A basal level of γ-linolenic acid depletes Ca2+ stores and induces endoplasmic reticulum and oxidative stresses to cause death of breast cancer BT-474 cells

Gamma-linolenic acid (GLA), a natural fatty acid obtained from oils of various vegetables and seeds, has been demonstrated as an anticancer agent. In this work, we investigated the anticancer effects of GLA on breast cancer BT-474 cells. GLA at 30 μM, a concentration reportedly within the range of circulating concentrations in clinical studies, caused apoptotic cell death. GLA caused an elevation in mitochondrial Ca 2+ level and a decrease in mitochondrial membrane potential. GLA treatment depleted cyclopiazonic acid (CPA)-sensitive Ca 2+ store and triggered substantial Ca 2+ influx. Intracellular Ca 2+ release triggered by GLA was suppressed by 3 μM xestospongin C (XeC, IP 3 receptor-channel blocker) and 100 μM ryanodine (ryanodine receptor-channel blocker), suggesting that the Ca 2+ release was via IP 3 receptor-channel and ryanodine receptor-channel.
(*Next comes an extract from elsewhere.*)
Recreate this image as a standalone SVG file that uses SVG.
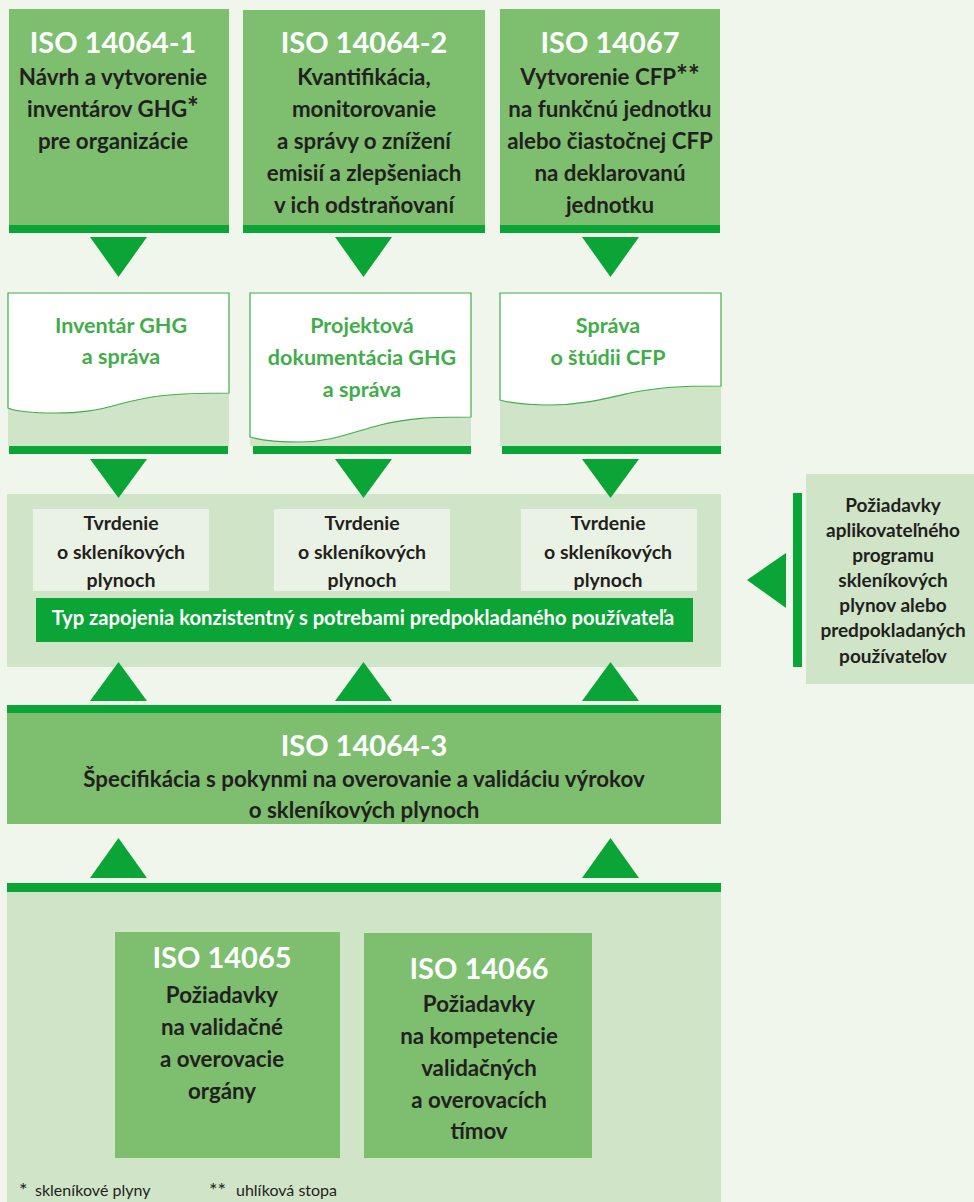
<svg xmlns="http://www.w3.org/2000/svg" width="974" height="1202" viewBox="0 0 974 1202">
<style>
.mid{fill:#7dbe6f}
.dark{fill:#0ba537}
.light{fill:#d0e4c7}
.pale{fill:#e9f2e4}
.doc{fill:#ffffff;stroke:#3fae49;stroke-width:1.2}
text{font-family:Lato,"Liberation Sans",sans-serif;font-weight:bold;text-anchor:middle}
.t{fill:#ffffff;font-size:29px}
.b{fill:#231f20;font-size:22.3px}
.g{fill:#3fae49;font-size:21.5px}
.s{fill:#231f20;font-size:19.5px}
.r{fill:#231f20;font-size:19px}
.w{fill:#ffffff;font-size:20.2px}
.f{fill:#231f20;font-size:16px;font-weight:normal;text-anchor:start}
.ast{font-size:1.25em}
.arr{fill:#0ba537}
</style>
<rect x="0" y="0" width="974" height="1202" fill="#f0f6ec"/>

<g id="iso14064-1">
<rect class="mid" x="9" y="9" width="220" height="224"/>
<rect class="dark" x="9" y="225" width="220" height="8"/>
<text class="t" x="113" y="53">ISO 14064-1</text>
<text class="b" x="113" y="85">Návrh a vytvorenie</text>
<text class="b" x="113" y="117">inventárov GHG<tspan class="ast">*</tspan></text>
<text class="b" x="113" y="149">pre organizácie</text>
</g>

<g id="iso14064-2">
<rect class="mid" x="243" y="10" width="242" height="223"/>
<rect class="dark" x="243" y="225" width="242" height="8"/>
<text class="t" x="364" y="53">ISO 14064-2</text>
<text class="b" x="364" y="85">Kvantifikácia,</text>
<text class="b" x="364" y="117">monitorovanie</text>
<text class="b" x="364" y="149">a správy o znížení</text>
<text class="b" x="364" y="181">emisií a zlepšeniach</text>
<text class="b" x="364" y="213">v ich odstraňovaní</text>
</g>

<g id="iso14067">
<rect class="mid" x="500" y="9" width="220" height="224"/>
<rect class="dark" x="500" y="225" width="220" height="8"/>
<text class="t" x="610" y="53">ISO 14067</text>
<text class="b" x="610" y="85">Vytvorenie CFP<tspan class="ast">**</tspan></text>
<text class="b" x="610" y="117">na funkčnú jednotku</text>
<text class="b" x="610" y="149">alebo čiastočnej CFP</text>
<text class="b" x="610" y="181">na deklarovanú</text>
<text class="b" x="610" y="213">jednotku</text>
</g>

<g id="doc1">
<rect class="light" x="8" y="293" width="221" height="153"/>
<path class="doc" d="M8,293 H229 V393 C170,393 150,396 120,404 C95,411 80,413 55,413 C30,413 15,411 8,408 Z"/>
<rect class="dark" x="9" y="446" width="219" height="8"/>
<text class="g" x="121" y="333">Inventár GHG</text>
<text class="g" x="121" y="364">a správa</text>
</g>

<g id="doc2">
<rect class="light" x="250" y="293" width="221" height="153"/>
<path class="doc" d="M250,293 H471 V417 C430,417 410,418 380,425 C350,433 330,442 300,442 C275,442 260,440 250,437 Z"/>
<rect class="dark" x="253" y="446" width="218" height="8"/>
<text class="g" x="362" y="333">Projektová</text>
<text class="g" x="362" y="365">dokumentácia GHG</text>
<text class="g" x="362" y="397">a správa</text>
</g>

<g id="doc3">
<rect class="light" x="500" y="293" width="221" height="153"/>
<path class="doc" d="M500,293 H721 V386 C680,386 660,387 630,393 C600,400 580,405 550,405 C525,405 510,403 500,400 Z"/>
<rect class="dark" x="502" y="446" width="219" height="8"/>
<text class="g" x="608" y="333">Správa</text>
<text class="g" x="608" y="365">o štúdii CFP</text>
</g>

<g id="claims">
<rect class="light" x="7" y="494" width="714" height="173"/>
<rect class="pale" x="33" y="509" width="176" height="82"/>
<rect class="pale" x="274" y="509" width="176" height="82"/>
<rect class="pale" x="521" y="509" width="176" height="82"/>
<text class="s" x="121" y="530">Tvrdenie</text>
<text class="s" x="121" y="559">o skleníkových</text>
<text class="s" x="121" y="587">plynoch</text>
<text class="s" x="362" y="530">Tvrdenie</text>
<text class="s" x="362" y="559">o skleníkových</text>
<text class="s" x="362" y="587">plynoch</text>
<text class="s" x="608" y="530">Tvrdenie</text>
<text class="s" x="608" y="559">o skleníkových</text>
<text class="s" x="608" y="587">plynoch</text>
<rect class="dark" x="36" y="598" width="657" height="44"/>
<text class="w" x="363" y="625">Typ zapojenia konzistentný s potrebami predpokladaného používateľa</text>
</g>

<g id="requirements">
<rect class="light" x="806" y="474" width="168" height="210"/>
<rect class="dark" x="793" y="493" width="9" height="174"/>
<text class="r" x="893" y="512">Požiadavky</text>
<text class="r" x="893" y="537">aplikovateľného</text>
<text class="r" x="893" y="562">programu</text>
<text class="r" x="893" y="587">skleníkových</text>
<text class="r" x="893" y="612">plynov alebo</text>
<text class="r" x="893" y="637">predpokladaných</text>
<text class="r" x="893" y="663">používateľov</text>
</g>

<g id="iso14064-3">
<rect class="mid" x="7" y="705" width="714" height="119"/>
<rect class="dark" x="7" y="705" width="714" height="8"/>
<text class="t" x="364" y="756">ISO 14064-3</text>
<text class="b" x="364" y="787">Špecifikácia s pokynmi na overovanie a validáciu výrokov</text>
<text class="b" x="364" y="818">o skleníkových plynoch</text>
</g>

<g id="bottom">
<rect class="light" x="7" y="883" width="714" height="319"/>
<rect class="dark" x="7" y="883" width="714" height="9"/>
</g>

<g id="iso14065">
<rect class="mid" x="115" y="932" width="225" height="226"/>
<text class="t" x="222" y="968">ISO 14065</text>
<text class="b" x="222" y="1003">Požiadavky</text>
<text class="b" x="222" y="1035">na validačné</text>
<text class="b" x="222" y="1067">a overovacie</text>
<text class="b" x="222" y="1099">orgány</text>
</g>

<g id="iso14066">
<rect class="mid" x="364" y="933" width="228" height="225"/>
<text class="t" x="479" y="979">ISO 14066</text>
<text class="b" x="479" y="1012">Požiadavky</text>
<text class="b" x="479" y="1044">na kompetencie</text>
<text class="b" x="479" y="1076">validačných</text>
<text class="b" x="479" y="1108">a overovacích</text>
<text class="b" x="479" y="1139">tímov</text>
</g>

<g id="footnotes">
<text class="f" x="19" y="1197"><tspan class="ast">*</tspan></text>
<text class="f" x="35" y="1196">skleníkové plyny</text>
<text class="f" x="209" y="1197"><tspan class="ast">**</tspan></text>
<text class="f" x="236" y="1196">uhlíková stopa</text>
</g>

<g id="connectors">
<polygon class="arr" points="90,237 147,237 118.5,277"/>
<polygon class="arr" points="335,237 392,237 363.5,277"/>
<polygon class="arr" points="582,237 639,237 610.5,277"/>
<polygon class="arr" points="90,459 147,459 118.5,498"/>
<polygon class="arr" points="335,459 392,459 363.5,498"/>
<polygon class="arr" points="582,459 639,459 610.5,498"/>
<polygon class="arr" points="747,580 786,553 786,608"/>
<polygon class="arr" points="90,701 147,701 118.5,662"/>
<polygon class="arr" points="335,701 392,701 363.5,662"/>
<polygon class="arr" points="582,701 639,701 610.5,662"/>
<polygon class="arr" points="90,878 147,878 118.5,838"/>
<polygon class="arr" points="582,878 639,878 610.5,838"/>
</g>
</svg>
Increased expressions of p-eIF2α and CHOP were observed in GLA-treated cells, suggesting GLA-treated cells had increased expressions of p-eIF2α and CHOP, which suggest endoplasmic reticulum (ER) stress. In addition, GLA elicited increased production of reactive oxygen species. Taken together, our results suggest a basal level of GLA induced apoptotic cell death by causing Ca 2+ overload, mitochondrial dysfunction, Ca 2+ store depletion, ER stress, and oxidative stress. This is the first report to show that GLA caused Ca 2+ store depletion and ER stress. GLA-induced Ca 2+ store depletion resulted from opening of IP 3 receptor-channel and ryanodine receptor-channel.